* begin Collected data *

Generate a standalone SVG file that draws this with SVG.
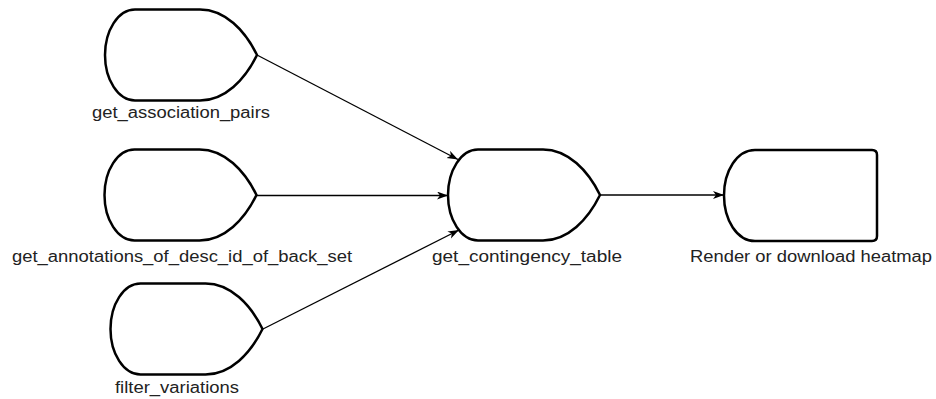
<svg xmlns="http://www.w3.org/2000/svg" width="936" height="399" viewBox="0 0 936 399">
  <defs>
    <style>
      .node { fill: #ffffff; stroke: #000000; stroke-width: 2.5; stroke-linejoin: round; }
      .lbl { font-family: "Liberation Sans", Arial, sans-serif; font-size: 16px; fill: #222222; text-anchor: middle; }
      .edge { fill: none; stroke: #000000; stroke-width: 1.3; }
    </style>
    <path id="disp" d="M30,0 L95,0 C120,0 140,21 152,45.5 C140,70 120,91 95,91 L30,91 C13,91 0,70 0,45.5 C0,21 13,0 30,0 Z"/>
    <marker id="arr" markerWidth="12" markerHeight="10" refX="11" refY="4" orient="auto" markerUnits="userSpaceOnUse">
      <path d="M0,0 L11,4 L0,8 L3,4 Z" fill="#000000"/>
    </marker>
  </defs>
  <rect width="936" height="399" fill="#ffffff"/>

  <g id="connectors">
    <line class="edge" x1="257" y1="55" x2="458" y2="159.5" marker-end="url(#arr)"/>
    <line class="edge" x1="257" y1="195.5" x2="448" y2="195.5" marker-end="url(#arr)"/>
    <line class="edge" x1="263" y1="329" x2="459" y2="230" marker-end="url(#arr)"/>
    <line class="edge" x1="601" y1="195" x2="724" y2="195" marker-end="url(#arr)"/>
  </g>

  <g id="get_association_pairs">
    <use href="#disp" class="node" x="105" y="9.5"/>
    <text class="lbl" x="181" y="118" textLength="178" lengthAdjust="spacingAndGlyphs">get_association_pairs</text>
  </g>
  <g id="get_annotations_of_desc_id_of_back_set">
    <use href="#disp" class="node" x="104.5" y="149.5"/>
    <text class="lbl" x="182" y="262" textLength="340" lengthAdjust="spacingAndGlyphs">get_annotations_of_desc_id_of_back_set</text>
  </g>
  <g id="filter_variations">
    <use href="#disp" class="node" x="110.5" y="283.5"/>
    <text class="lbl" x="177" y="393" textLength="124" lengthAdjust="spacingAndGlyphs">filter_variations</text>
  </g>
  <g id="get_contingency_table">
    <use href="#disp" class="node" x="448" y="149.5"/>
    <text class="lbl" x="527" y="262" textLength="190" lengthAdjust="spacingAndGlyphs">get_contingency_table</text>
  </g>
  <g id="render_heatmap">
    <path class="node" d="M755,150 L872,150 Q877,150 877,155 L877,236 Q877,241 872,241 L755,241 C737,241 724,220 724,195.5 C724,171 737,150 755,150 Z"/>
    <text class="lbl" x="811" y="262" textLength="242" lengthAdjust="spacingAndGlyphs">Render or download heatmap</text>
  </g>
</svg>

* end Collected data *

• [Instructions to follow]
Repeat the data exactly, excluding the pictures.

• [Output of the task]
Generate a standalone SVG file that draws this with SVG.
<svg xmlns="http://www.w3.org/2000/svg" width="936" height="399" viewBox="0 0 936 399">
  <defs>
    <style>
      .node { fill: #ffffff; stroke: #000000; stroke-width: 2.5; stroke-linejoin: round; }
      .lbl { font-family: "Liberation Sans", Arial, sans-serif; font-size: 16px; fill: #222222; text-anchor: middle; }
      .edge { fill: none; stroke: #000000; stroke-width: 1.3; }
    </style>
    <path id="disp" d="M30,0 L95,0 C120,0 140,21 152,45.5 C140,70 120,91 95,91 L30,91 C13,91 0,70 0,45.5 C0,21 13,0 30,0 Z"/>
    <marker id="arr" markerWidth="12" markerHeight="10" refX="11" refY="4" orient="auto" markerUnits="userSpaceOnUse">
      <path d="M0,0 L11,4 L0,8 L3,4 Z" fill="#000000"/>
    </marker>
  </defs>
  <rect width="936" height="399" fill="#ffffff"/>

  <g id="connectors">
    <line class="edge" x1="257" y1="55" x2="458" y2="159.5" marker-end="url(#arr)"/>
    <line class="edge" x1="257" y1="195.5" x2="448" y2="195.5" marker-end="url(#arr)"/>
    <line class="edge" x1="263" y1="329" x2="459" y2="230" marker-end="url(#arr)"/>
    <line class="edge" x1="601" y1="195" x2="724" y2="195" marker-end="url(#arr)"/>
  </g>

  <g id="get_association_pairs">
    <use href="#disp" class="node" x="105" y="9.5"/>
    <text class="lbl" x="181" y="118" textLength="178" lengthAdjust="spacingAndGlyphs">get_association_pairs</text>
  </g>
  <g id="get_annotations_of_desc_id_of_back_set">
    <use href="#disp" class="node" x="104.5" y="149.5"/>
    <text class="lbl" x="182" y="262" textLength="340" lengthAdjust="spacingAndGlyphs">get_annotations_of_desc_id_of_back_set</text>
  </g>
  <g id="filter_variations">
    <use href="#disp" class="node" x="110.5" y="283.5"/>
    <text class="lbl" x="177" y="393" textLength="124" lengthAdjust="spacingAndGlyphs">filter_variations</text>
  </g>
  <g id="get_contingency_table">
    <use href="#disp" class="node" x="448" y="149.5"/>
    <text class="lbl" x="527" y="262" textLength="190" lengthAdjust="spacingAndGlyphs">get_contingency_table</text>
  </g>
  <g id="render_heatmap">
    <path class="node" d="M755,150 L872,150 Q877,150 877,155 L877,236 Q877,241 872,241 L755,241 C737,241 724,220 724,195.5 C724,171 737,150 755,150 Z"/>
    <text class="lbl" x="811" y="262" textLength="242" lengthAdjust="spacingAndGlyphs">Render or download heatmap</text>
  </g>
</svg>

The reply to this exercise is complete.